In terms of run time there is not a big difference between three of the ways of simulating from a mixture model. A benchmark study (not shown) will reveal that the first and third methods are comparable in terms of run time and slightly faster than the fourth, while the second using ifelse takes more than twice as much time as the others.

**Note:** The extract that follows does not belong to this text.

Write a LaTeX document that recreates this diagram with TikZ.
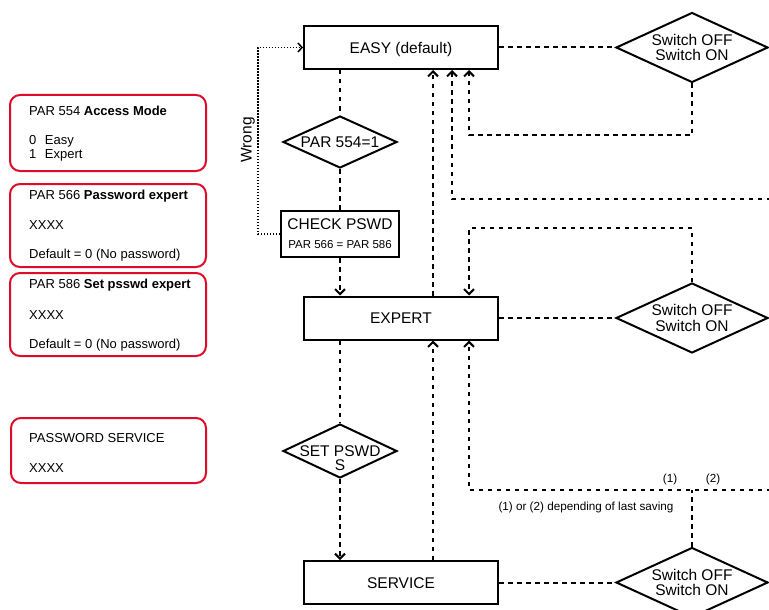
\documentclass[tikz,border=0pt]{standalone}
\usepackage{fontspec}
\setmainfont{Liberation Sans}
\usetikzlibrary{shapes.geometric,arrows.meta,positioning}
\definecolor{parred}{RGB}{222,12,40}

\begin{document}
\begin{tikzpicture}[x=1pt, y=-1pt,
    font=\fontsize{15.5}{15.5}\selectfont,
    mode/.style={draw, line width=2pt, minimum width=194pt, minimum height=43pt,
        inner sep=0pt, text height=11.1pt, text depth=0pt},
    check/.style={draw, line width=2pt, minimum width=118pt, minimum height=46pt,
        inner sep=0pt, align=center},
    decision/.style={draw, diamond, line width=2pt, aspect=2.17, inner sep=0pt, align=center},
    switch/.style={decision, minimum width=152pt, minimum height=70pt},
    parbox/.style={draw=parred, line width=2pt, rounded corners=10pt, minimum width=196pt},
    partext/.style={anchor=base west, inner sep=0pt, font=\fontsize{13}{15}\selectfont},
    small/.style={inner sep=0pt, font=\fontsize{11.7}{13}\selectfont},
    flow/.style={line width=2pt, dash pattern=on 4.5pt off 4.5pt,
        -{Straight Barb[length=5pt,width=10pt]}},
    wrongline/.style={line width=1.5pt, dash pattern=on 1.5pt off 1.5pt,
        -{Straight Barb[length=4pt,width=9pt]}}]
\useasboundingbox (0,0) rectangle (769,610);
\clip (0,0) rectangle (769,610);

% parameter boxes
\node[parbox, minimum height=76pt] (box554) at (108,133) {};
\node[partext] (t554a) at (29,116) {PAR 554 \textbf{Access Mode}};
\node[partext] (t554b) at (29,144) {0\hspace{8.5pt}Easy};
\node[partext] (t554c) at (29,158) {1\hspace{8.5pt}Expert};

\node[parbox, minimum height=83pt] (box566) at (108,225.5) {};
\node[partext] (t566a) at (29,199) {PAR 566 \textbf{Password expert}};
\node[partext] (t566b) at (29,229) {XXXX};
\node[partext] (t566c) at (29,258) {Default = 0 (No password)};

\node[parbox, minimum height=83pt] (box586) at (108,314.5) {};
\node[partext] (t586a) at (29,288) {PAR 586 \textbf{Set psswd expert}};
\node[partext] (t586b) at (29,319) {XXXX};
\node[partext] (t586c) at (29,348) {Default = 0 (No password)};

\node[parbox, minimum height=65pt, minimum width=195pt] (boxsrv) at (108.5,450.5) {};
\node[partext] (tsrva) at (29,442) {PASSWORD SERVICE};
\node[partext] (tsrvb) at (29,472) {XXXX};

% modes
\node[mode] (easy) at (401,47.5) {EASY (default)};
\node[mode] (expert) at (401,318) {EXPERT};
\node[mode] (service) at (401,582.5) {SERVICE};

\node[decision, minimum width=114pt, minimum height=52pt] (par554) at (340,142) {PAR 554=1};
\node[check] (check) at (340,234) {CHECK PSWD\\[3.5pt]{\fontsize{11.5}{13}\selectfont PAR 566 = PAR 586}};
\node[decision, minimum width=114pt, minimum height=54pt,
    label={[align=center, inner sep=0pt, yshift=-7pt]center:SET PSWD\\[-1.5pt]S}] (setpswd) at (340,451) {};

\node[switch] (sw1) at (692,47.5) {Switch OFF\\Switch ON};
\node[switch] (sw2) at (692,318) {Switch OFF\\Switch ON};
\node[switch] (sw3) at (692,582.5) {Switch OFF\\Switch ON};

\node[rotate=90] (wrong) at (248,140) {Wrong};
\node[small] (lab1) at (670,479) {(1)};
\node[small] (lab2) at (713,479) {(2)};
\node[small] (note) at (586,507) {(1) or (2) depending of last saving};

\coordinate (c1) at (469,135);
\coordinate (c2) at (780,199);
\coordinate (c3) at (469,228);
\coordinate (c4) at (780,490);
\coordinate (c5) at (469,490);

% access path
\draw[flow, -] ([xshift=-61pt]easy.south) -- (par554.north);
\draw[flow, -] (par554.south) -- (check.north);
\draw[flow] (check.south) -- ([xshift=-61pt]expert.north);
\draw[wrongline] (check.west) -- ++(-22,0) |- (easy.west);
\draw[flow, -] ([xshift=-61pt]expert.south) -- (setpswd.north);
\draw[flow] (setpswd.south) -- ([xshift=-61pt]service.north);

% back paths
\draw[flow] ([xshift=32pt]expert.north) -- ([xshift=32pt]easy.south);
\draw[flow] ([xshift=32pt]service.north) -- ([xshift=32pt]expert.south);
\draw[flow] (c2) -| ([xshift=51pt]easy.south);

% switch off / on
\draw[flow, -] (easy.east) -- (sw1.west);
\draw[flow, -] (expert.east) -- (sw2.west);
\draw[flow, -] (service.east) -- (sw3.west);
\draw[flow] (sw1.south) |- (c1) -- ([xshift=68pt]easy.south);
\draw[flow] (sw2.north) |- (c3) -- ([xshift=68pt]expert.north);
\draw[flow] (c4) -- (c5) -- ([xshift=68pt]expert.south);
\draw[flow, -] (sw3.north) -- (sw3.north |- c5);
\end{tikzpicture}
\end{document}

This is unsurprising as the ifelse method takes (6.3) very literally and generates twice the number of Gaussian variables actually needed.

The marginal density of \(Y\) is \[f(y) = p \frac{1}{\sqrt{2 \pi \sigma_1^2}} e^{-\frac{(y - \mu_1)^2}{2 \sigma_1^2}} + (1 - p)\frac{1}{\sqrt{2 \pi \sigma_2^2}}e^{-\frac{(y - \mu_2)^2}{2 \sigma_2^2}}\] as given in terms of the parameters \(p\), \(\mu_1, \mu_2\), \(\sigma_1^2\) and \(\sigma_2^2\).

Returning to the canonical parameters we see that they are given as follows: \[\theta_1 = \log \frac{p}{1 - p}, \quad \theta_2 = \frac{\mu_1}{2\sigma_1^2}, \quad \theta_3 = \frac{1}{2\sigma_1^2}, \quad \theta_4 = \frac{\mu_2}{\sigma_2^2}, \quad \theta_5 = \frac{1}{2\sigma_2^2}.\]

The joint density in this parametrization then becomes \[(y,k) \mapsto \left\{ \begin{array}{ll} \exp\left(\theta_1 + \theta_2 y - \theta_3 y^2 - \log (1 + e^{\theta_1}) - \frac{ \theta_2^2}{4\theta_3}+ \frac{1}{2} \log(\theta_3) \right) & \quad \text{if } k = 1 \\ \exp\left(\theta_4 y - \theta_5 y^2 - \log (1 + e^{\theta_1}) - \frac{\theta_4^2}{4\theta_5} + \frac{1}{2}\log(\theta_5) \right) & \quad \text{if } k = 2 \end{array} \right. \] and the marginal density for \(Y\) is

\[\begin{align} f(y \mid \theta) & = \exp\left(\theta_1 + \theta_2 y - \theta_3 y^2 - \log (1 + e^{\theta_1}) - \frac{ \theta_2^2}{4\theta_3}+ \frac{1}{2} \log(\theta_3) \right) \\ & + \exp\left(\theta_4 y - \theta_5 y^2 - \log (1 + e^{\theta_1}) - \frac{\theta_4^2}{4\theta_5} + \frac{1}{2}\log(\theta_5) \right). \end{align}\]

There is no apparent benefit to the canonical parametrization when considering the marginal density. It is, however, of value when we need the logarithm of the joint density as we will for the EM-algorithm.